[The task] Your task is to reproduce, verbatim and without pictures, the lines from the opening of the listing through the line containing "const cx = 601, cy".
+--
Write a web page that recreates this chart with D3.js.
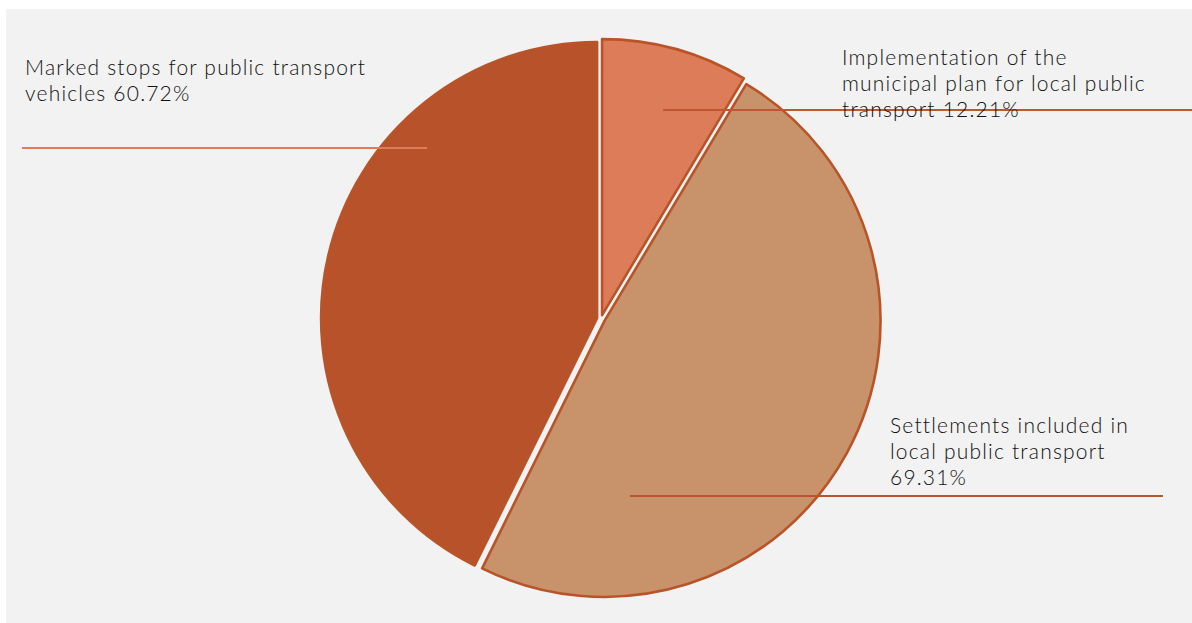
<!DOCTYPE html>
<html>
<head>
<meta charset="utf-8">
<script src="https://cdn.jsdelivr.net/npm/d3@7/dist/d3.min.js"></script>
<style>
  html, body { margin: 0; padding: 0; background: #ffffff; }
  svg { display: block; }
  .lbl { font-family: "Lato", "Open Sans", sans-serif; font-weight: 300; font-size: 21px; letter-spacing: 1.2px; fill: #111111; }
</style>
</head>
<body>
<svg id="chart" width="1192" height="623"></svg>
<script>
// Local public transport indicators (share of municipalities, %)
const categories = [
  "Implementation of the municipal plan for local public transport",
  "Settlements included in local public transport",
  "Marked stops for public transport vehicles"
];
const values = [12.21, 69.31, 60.72];
const fills = ["#dd7c59", "#c8936b", "#b7522a"];
const leaderColors = ["#bf5730", "#b8552e", "#e07c59"];

const W = 1192, H = 623;
const svg = d3.select("#chart");

// plot area panel
svg.append("rect")
  .attr("x", 6).attr("y", 9)
  .attr("width", W - 6).attr("height", H - 9)
  .attr("fill", "#f2f2f2");

const cx = 601, cy = 319, radius = 276, explode = 4;

const pie = d3.pie().sort(null).startAngle(0).endAngle(2 * Math.PI);
const arcs = pie(values);
const arc = d3.arc().innerRadius(0).outerRadius(radius);

const g = svg.append("g").attr("transform", `translate(${cx},${cy})`);

g.selectAll("path.slice")
  .data(arcs)
  .join("path")
  .attr("class", "slice")
  .attr("transform", d => {
    const mid = (d.startAngle + d.endAngle) / 2;
    return `translate(${explode * Math.sin(mid)},${-explode * Math.cos(mid)})`;
  })
  .attr("d", arc)
  .attr("fill", (d, i) => fills[i])
  .attr("stroke", "#b85428")
  .attr("stroke-width", 2.6)
  .attr("stroke-linejoin", "round");

// label layout: text anchor, wrap width and leader line span
const labelLayout = [
  { x: 842, y: 65, wrap: 326, line: [663, 1192, 110] },
  { x: 890, y: 433, wrap: 262, line: [630, 1163, 496] },
  { x: 25, y: 75, wrap: 360, line: [22, 427, 148] }
];
const lineHeight = 26;

const labels = svg.append("g");

// leader lines (drawn under the text)
labels.selectAll("line")
  .data(arcs)
  .join("line")
  .attr("x1", (d, i) => labelLayout[i].line[0])
  .attr("x2", (d, i) => labelLayout[i].line[1])
  .attr("y1", (d, i) => labelLayout[i].line[2])
  .attr("y2", (d, i) => labelLayout[i].line[2])
  .attr("stroke", (d, i) => leaderColors[i])
  .attr("stroke-width", 2);

const texts = labels.selectAll("text")
  .data(arcs)
  .join("text")
  .attr("class", "lbl")
  .attr("x", (d, i) => labelLayout[i].x)
  .attr("y", (d, i) => labelLayout[i].y);

// greedy word wrap into tspans
texts.each(function (d, i) {
  const t = d3.select(this);
  const words = `${categories[i]} ${d3.format(".2f")(values[i])}%`.split(" ");
  const maxW = labelLayout[i].wrap;
  let cur = [];
  let tspan = t.append("tspan").attr("x", labelLayout[i].x).attr("dy", 0);
  words.forEach(w => {
    cur.push(w);
    tspan.text(cur.join(" "));
    if (tspan.node().getComputedTextLength() > maxW && cur.length > 1) {
      cur.pop();
      tspan.text(cur.join(" "));
      cur = [w];
      tspan = t.append("tspan").attr("x", labelLayout[i].x).attr("dy", lineHeight).text(w);
    }
  });
});
</script>
</body>
</html>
+--
[Task response]
Write a web page that recreates this chart with D3.js.
<!DOCTYPE html>
<html>
<head>
<meta charset="utf-8">
<script src="https://cdn.jsdelivr.net/npm/d3@7/dist/d3.min.js"></script>
<style>
  html, body { margin: 0; padding: 0; background: #ffffff; }
  svg { display: block; }
  .lbl { font-family: "Lato", "Open Sans", sans-serif; font-weight: 300; font-size: 21px; letter-spacing: 1.2px; fill: #111111; }
</style>
</head>
<body>
<svg id="chart" width="1192" height="623"></svg>
<script>
// Local public transport indicators (share of municipalities, %)
const categories = [
  "Implementation of the municipal plan for local public transport",
  "Settlements included in local public transport",
  "Marked stops for public transport vehicles"
];
const values = [12.21, 69.31, 60.72];
const fills = ["#dd7c59", "#c8936b", "#b7522a"];
const leaderColors = ["#bf5730", "#b8552e", "#e07c59"];

const W = 1192, H = 623;
const svg = d3.select("#chart");

// plot area panel
svg.append("rect")
  .attr("x", 6).attr("y", 9)
  .attr("width", W - 6).attr("height", H - 9)
  .attr("fill", "#f2f2f2");

const cx = 601, cy = 319, radius = 276, explode = 4;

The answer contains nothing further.